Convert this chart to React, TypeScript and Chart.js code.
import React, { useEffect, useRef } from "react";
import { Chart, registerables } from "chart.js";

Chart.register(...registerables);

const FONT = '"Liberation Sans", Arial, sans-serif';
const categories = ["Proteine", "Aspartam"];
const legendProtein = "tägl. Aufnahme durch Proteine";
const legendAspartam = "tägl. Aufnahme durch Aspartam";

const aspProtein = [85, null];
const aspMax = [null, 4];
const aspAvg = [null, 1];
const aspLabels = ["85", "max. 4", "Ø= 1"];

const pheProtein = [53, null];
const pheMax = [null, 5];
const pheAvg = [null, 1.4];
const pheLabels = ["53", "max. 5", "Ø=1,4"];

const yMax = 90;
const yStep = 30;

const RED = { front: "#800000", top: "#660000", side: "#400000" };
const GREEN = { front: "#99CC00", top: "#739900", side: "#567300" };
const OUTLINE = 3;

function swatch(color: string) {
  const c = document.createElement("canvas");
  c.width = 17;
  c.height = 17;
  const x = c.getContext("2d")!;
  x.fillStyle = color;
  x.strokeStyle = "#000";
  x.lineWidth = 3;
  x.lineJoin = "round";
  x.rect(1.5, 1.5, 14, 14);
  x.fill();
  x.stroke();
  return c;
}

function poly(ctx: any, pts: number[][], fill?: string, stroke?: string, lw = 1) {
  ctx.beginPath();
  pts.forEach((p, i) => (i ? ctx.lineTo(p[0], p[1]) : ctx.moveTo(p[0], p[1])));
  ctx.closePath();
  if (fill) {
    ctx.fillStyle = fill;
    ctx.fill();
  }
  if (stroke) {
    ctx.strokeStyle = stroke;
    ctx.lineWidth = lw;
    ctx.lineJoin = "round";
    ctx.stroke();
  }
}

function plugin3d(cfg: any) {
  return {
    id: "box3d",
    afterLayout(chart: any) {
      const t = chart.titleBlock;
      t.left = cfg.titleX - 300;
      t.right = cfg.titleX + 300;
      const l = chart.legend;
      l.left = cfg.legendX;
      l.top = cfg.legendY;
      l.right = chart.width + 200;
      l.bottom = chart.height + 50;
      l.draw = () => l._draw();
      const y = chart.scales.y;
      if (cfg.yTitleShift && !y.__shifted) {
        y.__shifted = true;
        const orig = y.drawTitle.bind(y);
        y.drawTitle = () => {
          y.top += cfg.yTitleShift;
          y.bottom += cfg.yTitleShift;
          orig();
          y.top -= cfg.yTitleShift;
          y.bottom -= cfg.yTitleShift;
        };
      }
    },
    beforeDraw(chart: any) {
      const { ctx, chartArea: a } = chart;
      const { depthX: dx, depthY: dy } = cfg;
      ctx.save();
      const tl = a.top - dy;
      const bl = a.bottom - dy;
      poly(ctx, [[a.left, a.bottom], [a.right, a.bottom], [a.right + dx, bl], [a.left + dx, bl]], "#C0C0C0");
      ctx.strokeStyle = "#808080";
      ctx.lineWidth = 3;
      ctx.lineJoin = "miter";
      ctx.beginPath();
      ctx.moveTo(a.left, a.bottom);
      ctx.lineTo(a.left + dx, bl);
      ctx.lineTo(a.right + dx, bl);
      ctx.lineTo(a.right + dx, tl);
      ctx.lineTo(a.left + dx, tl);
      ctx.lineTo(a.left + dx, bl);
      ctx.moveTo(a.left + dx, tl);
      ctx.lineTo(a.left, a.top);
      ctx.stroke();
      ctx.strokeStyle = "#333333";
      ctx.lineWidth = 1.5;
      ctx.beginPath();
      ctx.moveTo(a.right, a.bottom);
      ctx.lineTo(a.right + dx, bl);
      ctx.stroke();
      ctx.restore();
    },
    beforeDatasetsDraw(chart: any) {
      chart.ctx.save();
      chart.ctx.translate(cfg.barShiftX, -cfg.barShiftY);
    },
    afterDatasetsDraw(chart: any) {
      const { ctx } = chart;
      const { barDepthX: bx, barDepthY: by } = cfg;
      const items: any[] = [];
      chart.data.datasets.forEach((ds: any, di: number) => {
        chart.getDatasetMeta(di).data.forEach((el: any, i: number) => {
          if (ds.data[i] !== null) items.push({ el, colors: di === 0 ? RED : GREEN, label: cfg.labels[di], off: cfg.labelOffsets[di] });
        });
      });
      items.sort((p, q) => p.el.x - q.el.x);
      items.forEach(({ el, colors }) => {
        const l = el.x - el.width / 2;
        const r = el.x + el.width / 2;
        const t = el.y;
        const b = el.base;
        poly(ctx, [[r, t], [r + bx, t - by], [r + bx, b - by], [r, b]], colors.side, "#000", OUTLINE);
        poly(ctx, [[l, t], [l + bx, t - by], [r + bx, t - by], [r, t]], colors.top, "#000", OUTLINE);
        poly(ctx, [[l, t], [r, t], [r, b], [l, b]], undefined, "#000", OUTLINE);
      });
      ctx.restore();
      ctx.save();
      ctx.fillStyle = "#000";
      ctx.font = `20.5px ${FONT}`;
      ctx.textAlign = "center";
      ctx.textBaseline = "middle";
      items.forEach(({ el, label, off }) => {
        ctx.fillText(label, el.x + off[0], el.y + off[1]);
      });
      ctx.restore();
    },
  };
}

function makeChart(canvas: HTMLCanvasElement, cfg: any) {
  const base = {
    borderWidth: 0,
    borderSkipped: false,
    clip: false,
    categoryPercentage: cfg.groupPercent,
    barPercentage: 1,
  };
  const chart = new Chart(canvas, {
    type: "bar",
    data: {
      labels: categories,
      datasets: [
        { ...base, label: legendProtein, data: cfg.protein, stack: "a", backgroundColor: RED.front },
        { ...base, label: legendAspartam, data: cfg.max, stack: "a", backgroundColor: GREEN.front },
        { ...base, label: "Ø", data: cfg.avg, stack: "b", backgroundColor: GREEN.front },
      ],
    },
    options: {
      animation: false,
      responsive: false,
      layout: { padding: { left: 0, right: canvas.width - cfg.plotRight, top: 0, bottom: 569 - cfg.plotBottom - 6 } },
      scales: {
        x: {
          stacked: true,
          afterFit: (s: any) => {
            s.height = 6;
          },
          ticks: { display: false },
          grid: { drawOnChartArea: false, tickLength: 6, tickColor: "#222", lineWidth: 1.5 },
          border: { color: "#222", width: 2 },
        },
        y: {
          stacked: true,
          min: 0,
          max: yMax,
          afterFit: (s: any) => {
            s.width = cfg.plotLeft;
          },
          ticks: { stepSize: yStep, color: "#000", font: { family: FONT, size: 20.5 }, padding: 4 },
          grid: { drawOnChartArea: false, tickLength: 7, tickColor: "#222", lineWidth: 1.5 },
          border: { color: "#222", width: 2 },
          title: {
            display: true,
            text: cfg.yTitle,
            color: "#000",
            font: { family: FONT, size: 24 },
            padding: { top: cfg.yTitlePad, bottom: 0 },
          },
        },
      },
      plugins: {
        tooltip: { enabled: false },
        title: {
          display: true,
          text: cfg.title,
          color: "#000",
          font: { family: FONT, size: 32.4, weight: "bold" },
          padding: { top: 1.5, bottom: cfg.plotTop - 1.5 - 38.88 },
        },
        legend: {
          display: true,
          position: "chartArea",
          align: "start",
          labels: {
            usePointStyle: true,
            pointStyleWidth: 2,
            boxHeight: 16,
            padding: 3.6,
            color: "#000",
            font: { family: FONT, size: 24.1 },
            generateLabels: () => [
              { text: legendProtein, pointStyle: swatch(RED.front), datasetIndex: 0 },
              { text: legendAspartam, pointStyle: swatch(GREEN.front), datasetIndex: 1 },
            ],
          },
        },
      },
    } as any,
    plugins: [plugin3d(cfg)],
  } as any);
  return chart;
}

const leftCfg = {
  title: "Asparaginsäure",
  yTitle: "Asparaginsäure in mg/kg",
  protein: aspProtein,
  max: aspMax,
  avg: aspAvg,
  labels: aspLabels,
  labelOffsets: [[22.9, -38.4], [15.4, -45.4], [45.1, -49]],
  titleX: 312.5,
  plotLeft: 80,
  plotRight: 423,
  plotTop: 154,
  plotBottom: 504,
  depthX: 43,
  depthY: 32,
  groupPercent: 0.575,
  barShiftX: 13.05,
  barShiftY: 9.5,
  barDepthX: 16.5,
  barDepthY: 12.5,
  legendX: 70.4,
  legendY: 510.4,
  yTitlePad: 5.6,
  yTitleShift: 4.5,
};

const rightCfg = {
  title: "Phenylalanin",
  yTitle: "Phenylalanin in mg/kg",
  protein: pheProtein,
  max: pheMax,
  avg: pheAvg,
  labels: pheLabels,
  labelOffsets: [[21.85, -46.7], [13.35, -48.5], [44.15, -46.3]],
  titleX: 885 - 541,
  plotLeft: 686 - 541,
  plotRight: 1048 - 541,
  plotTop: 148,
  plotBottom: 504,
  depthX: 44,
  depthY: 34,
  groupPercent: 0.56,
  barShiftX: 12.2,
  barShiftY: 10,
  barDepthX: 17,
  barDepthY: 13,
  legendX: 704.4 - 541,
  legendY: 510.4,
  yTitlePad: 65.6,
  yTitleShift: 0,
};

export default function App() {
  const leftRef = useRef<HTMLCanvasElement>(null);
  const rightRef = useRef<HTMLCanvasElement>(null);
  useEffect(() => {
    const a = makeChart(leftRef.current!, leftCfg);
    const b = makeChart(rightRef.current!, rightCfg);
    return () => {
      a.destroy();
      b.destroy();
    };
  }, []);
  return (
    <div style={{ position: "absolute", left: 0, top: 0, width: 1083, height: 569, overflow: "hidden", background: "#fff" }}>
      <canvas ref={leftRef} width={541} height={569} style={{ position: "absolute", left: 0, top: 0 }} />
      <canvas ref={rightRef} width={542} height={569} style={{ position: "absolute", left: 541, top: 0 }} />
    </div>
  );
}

------------------------------------------------

▶ DO THIS
Show each line of the data that contains the string "React".

▶ EXERCISE RESULT
Convert this chart to React, TypeScript and Chart.js code.
import React, { useEffect, useRef } from "react";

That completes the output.